Les résultats des élections européennes en offrent un exemple saisissant : les grandes villes dans lesquelles ces professions intellectuelles sont surreprésentées ont nettement voté en faveur d’Europe Ecologie. Comme ce fut le cas en 2002, lorsque la multiplicité des candidatures à gauche privait Lionel Jospin de deuxième tour.

C’est ce traumatisme du 21 avril 2002 qui a conduit certains intellectuels à prendre leurs responsabilité dès le premier tour de l’élection présidentielle suivante en appelant à voter pour la candidate socialiste, Ségolène Royal.

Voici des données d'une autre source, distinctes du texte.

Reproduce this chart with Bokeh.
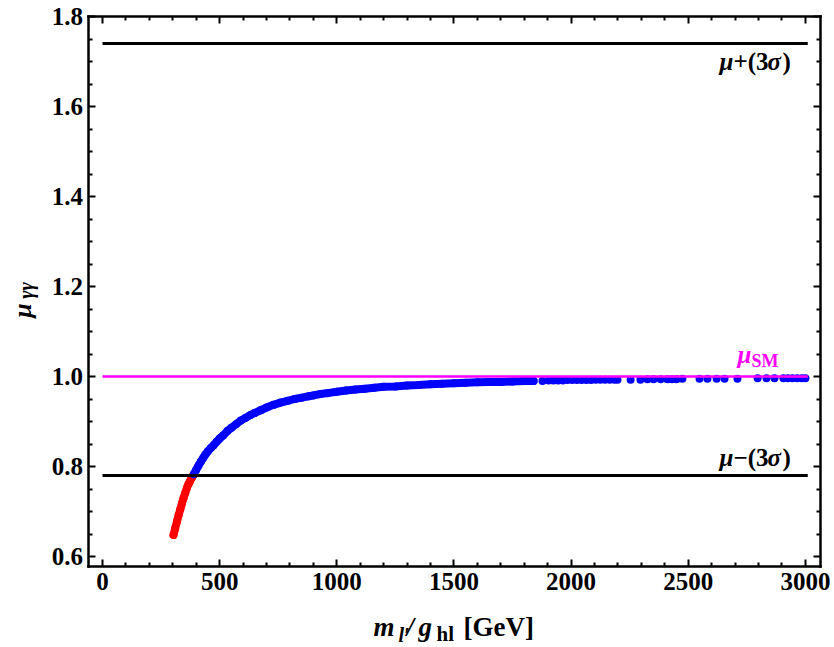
import math
from bokeh.plotting import figure
from bokeh.models import Label, LinearAxis, FixedTicker, PrintfTickFormatter, CustomJSTickFormatter, Range1d
from bokeh.embed import file_html
from bokeh.resources import INLINE

# ---------------- data ----------------
red_m = [303, 310, 318, 325, 332, 339, 346, 353, 360, 367, 374, 381, 388]
red_mu = [0.648, 0.662, 0.678, 0.692, 0.705, 0.718, 0.730, 0.741, 0.752, 0.761, 0.768, 0.775, 0.781]

blue_m = [390, 400, 410, 420, 431, 440, 450, 462, 474, 487, 500, 515, 533, 550, 570,
          590, 610, 630, 650, 675, 700, 730, 760, 790, 820, 850, 880, 900, 930, 960,
          1000, 1040, 1080, 1120, 1160, 1200, 1250, 1300, 1350, 1400, 1450, 1500,
          1550, 1600, 1650, 1700, 1750, 1800, 1840]
blue_mu = [0.783, 0.793, 0.802, 0.811, 0.820, 0.827, 0.834, 0.841, 0.847, 0.855, 0.862,
           0.869, 0.879, 0.886, 0.894, 0.902, 0.908, 0.914, 0.919, 0.925, 0.931, 0.937,
           0.942, 0.946, 0.950, 0.953, 0.956, 0.958, 0.961, 0.963, 0.966, 0.969, 0.971,
           0.973, 0.975, 0.977, 0.978, 0.980, 0.981, 0.983, 0.984, 0.985, 0.986, 0.987,
           0.988, 0.988, 0.989, 0.990, 0.990]

sparse_m = [1878, 1904, 1925, 1945, 1965, 1985, 2005, 2025, 2045, 2065, 2085, 2105,
            2125, 2145, 2165, 2185, 2198, 2254, 2296, 2326, 2352, 2382, 2411, 2430,
            2450, 2475, 2548, 2582, 2621, 2655, 2710, 2796, 2834, 2868, 2906, 2925,
            2945, 2965, 2985, 3000]
sparse_mu = [0.990, 0.991, 0.991, 0.991, 0.991, 0.992, 0.992, 0.992, 0.992, 0.992,
             0.992, 0.993, 0.993, 0.993, 0.993, 0.993, 0.993, 0.993, 0.993, 0.994,
             0.994, 0.994, 0.994, 0.994, 0.994, 0.995, 0.995, 0.995, 0.995, 0.995,
             0.995, 0.996, 0.996, 0.996, 0.996, 0.996, 0.996, 0.996, 0.996, 0.996]

line_x = [0, 3010]
mu_plus = 1.74
mu_sm = 1.0
mu_minus = 0.78

x_major = [0, 500, 1000, 1500, 2000, 2500, 3000]
x_minor = [v for v in range(0, 3001, 100) if v % 500 != 0]
y_major = [0.6, 0.8, 1.0, 1.2, 1.4, 1.6, 1.8]
y_minor = [round(0.6 + 0.05 * i, 2) for i in range(25) if i % 4 != 0]

# ---------------- page <-> data helpers (reference pixel positions) ----------------
SX = 0.2343   # px per GeV  (m=0 at px 102)
SY = 450.0    # px per unit of mu (mu=0.6 at px 556)


def mx(px):
    return (px - 102) / SX


def my(py):
    return 0.6 + (556 - py) / SY


# plot box (data limits of the framed area)
X_LO, X_HI = mx(87.5), mx(819.5)
Y_LO, Y_HI = my(565.5), 1.8

FONT = "Liberation Serif"
W, H = 834, 647

# frame covers the whole canvas; the visible box is drawn by fixed-location axes
p = figure(width=W, height=H, output_backend="svg", toolbar_location=None,
           x_range=Range1d(mx(0), mx(W)), y_range=Range1d(my(H), my(0)),
           x_axis_location=None, y_axis_location=None,
           min_border_left=0, min_border_right=0, min_border_top=0, min_border_bottom=0)
p.background_fill_color = "white"
p.border_fill_color = "white"
p.outline_line_color = None
p.xgrid.visible = False
p.ygrid.visible = False


def make_axis(side, loc, bounds, ticks, minor, labels=True, fmt=None, standoff=5):
    ax = LinearAxis(fixed_location=loc, bounds=bounds)
    ax.ticker = FixedTicker(ticks=ticks, minor_ticks=minor)
    ax.axis_line_width = 2.5
    ax.axis_line_color = "black"
    ax.axis_line_cap = "square"
    ax.major_tick_in = 7
    ax.major_tick_out = 0
    ax.minor_tick_in = 4
    ax.minor_tick_out = 0
    ax.major_tick_line_width = 2
    ax.minor_tick_line_width = 2
    ax.major_tick_line_color = "black"
    ax.minor_tick_line_color = "black"
    if labels:
        ax.major_label_text_font = FONT
        ax.major_label_text_font_style = "bold"
        ax.major_label_text_font_size = "25px"
        ax.major_label_text_color = "black"
        ax.major_label_standoff = standoff
        if fmt is not None:
            ax.formatter = fmt
    else:
        ax.formatter = CustomJSTickFormatter(code="return ''")
        ax.major_label_text_font_size = "1px"
        ax.major_label_standoff = 0
    p.add_layout(ax, side)
    return ax


make_axis("below", Y_LO, (X_LO, X_HI), x_major, x_minor, standoff=7)
make_axis("left", X_LO, (Y_LO, Y_HI), y_major, y_minor,
          fmt=PrintfTickFormatter(format="%.1f"), standoff=5)
make_axis("above", Y_HI, (X_LO, X_HI), x_major, x_minor, labels=False)
make_axis("right", X_HI, (Y_LO, Y_HI), y_major, y_minor, labels=False)

# ---------------- data marks ----------------
p.line(red_m, red_mu, line_width=8, line_color="#FF0000", line_join="round", line_cap="round")
p.scatter(red_m, red_mu, marker="circle", size=8, fill_color="#FF0000", line_color=None)
p.line(blue_m, blue_mu, line_width=8, line_color="#0000FF", line_join="round", line_cap="round")
p.scatter(blue_m, blue_mu, marker="circle", size=8, fill_color="#0000FF", line_color=None)
p.scatter(sparse_m, sparse_mu, marker="circle", size=8, fill_color="#0000FF", line_color=None)

p.line(line_x, [mu_plus, mu_plus], line_width=3, line_color="black")
p.line(line_x, [mu_minus, mu_minus], line_width=3, line_color="black")
p.line(line_x, [mu_sm, mu_sm], line_width=2.5, line_color="#FF00FF")


# ---------------- texts ----------------
SHIFT = 0.3  # empirical correction (in em) of the alphabetic baseline


def lab(px, py, text, size, style="bold", color="black", x_offset=0):
    """Label whose visual baseline starts at page pixel (px, py)."""
    p.add_layout(Label(x=mx(px), y=my(py - SHIFT * size), text=text, text_font=FONT,
                       text_font_size=f"{size}px", text_font_style=style, text_color=color,
                       text_align="left", text_baseline="alphabetic", x_offset=x_offset))


def vlab(px, py, text, size, style="bold italic"):
    p.add_layout(Label(x=mx(px), y=my(py), text=text, text_font=FONT,
                       text_font_size=f"{size}px", text_font_style=style, text_color="black",
                       angle=math.pi / 2, text_align="center", text_baseline="middle"))


# x axis title: m_{l'}/g_{hl} [GeV]
lab(373, 635, "m", 27, "bold italic")
lab(398, 640, "l′", 20, "bold italic")
lab(406, 635, "/", 27, "bold italic")
lab(418, 635, "g", 27, "bold italic")
lab(436, 640, "hl", 21, "bold")
lab(463, 635, "[GeV]", 27, "bold")

# y axis title: mu_{gamma gamma}
vlab(22, 310, "μ", 26)
vlab(25, 290, "γγ", 20)

# mu +/- (3 sigma)
for base, sign in ((mu_plus, "+(3"), (mu_minus, "−(3")):
    py_line = 556 - (base - 0.6) * SY
    py = py_line + 25 if sign.startswith("+") else py_line - 11
    lab(719, py, "μ", 25, "bold italic")
    lab(719, py, sign, 25, "bold", x_offset=14)
    lab(719, py, "σ", 25, "bold italic", x_offset=48)
    lab(719, py, ")", 25, "bold", x_offset=63)

# mu_SM
py_sm = 556 - (mu_sm - 0.6) * SY
lab(737, py_sm - 14.7, "μ", 25, "bold italic", color="#FF00FF")
lab(751, py_sm - 9.7, "SM", 18, "bold", color="#FF00FF")

open("out.html", "w").write(file_html(p, INLINE))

Contrairement aux membres du comité officiel de soutien, ils n’avaient pas été sollicités, pas plus qu’ils n’avaient été contactés ou consultés par le Parti socialiste au cours des cinq années qui venaient de s’écouler.

Ce fut donc une surprise de lire leur texte et surtout leurs noms en bas de ce texte paru dans Libération quelques jours avant le premier tour. Il y avait là quelques uns des auteurs des travaux les plus importants des sciences humaines et sociales de ces dernières années, des gens qui nous aident tous à comprendre la société dans la laquelle nous vivont. Et d’eux-mêmes, ils étaient venus apporter leur soutien. Ségolène Royal, et avec elle, le Parti socialiste n’aurait pu rêver mieux. Il n’est pas sûr qu’elle et il l’aient réalisé.

C’est ce que montrent clairement les résultats de notre enquête menée auprès de 22 signataires de cette pétition, choisis parmi les chercheurs en sciences humaines et sociales. Ils montrent à quel point le Parti socialiste s’est désintéressé de ces chercheurs et de leurs travaux, alors même qu’il est en plein désarroi intellectuel et programmatique.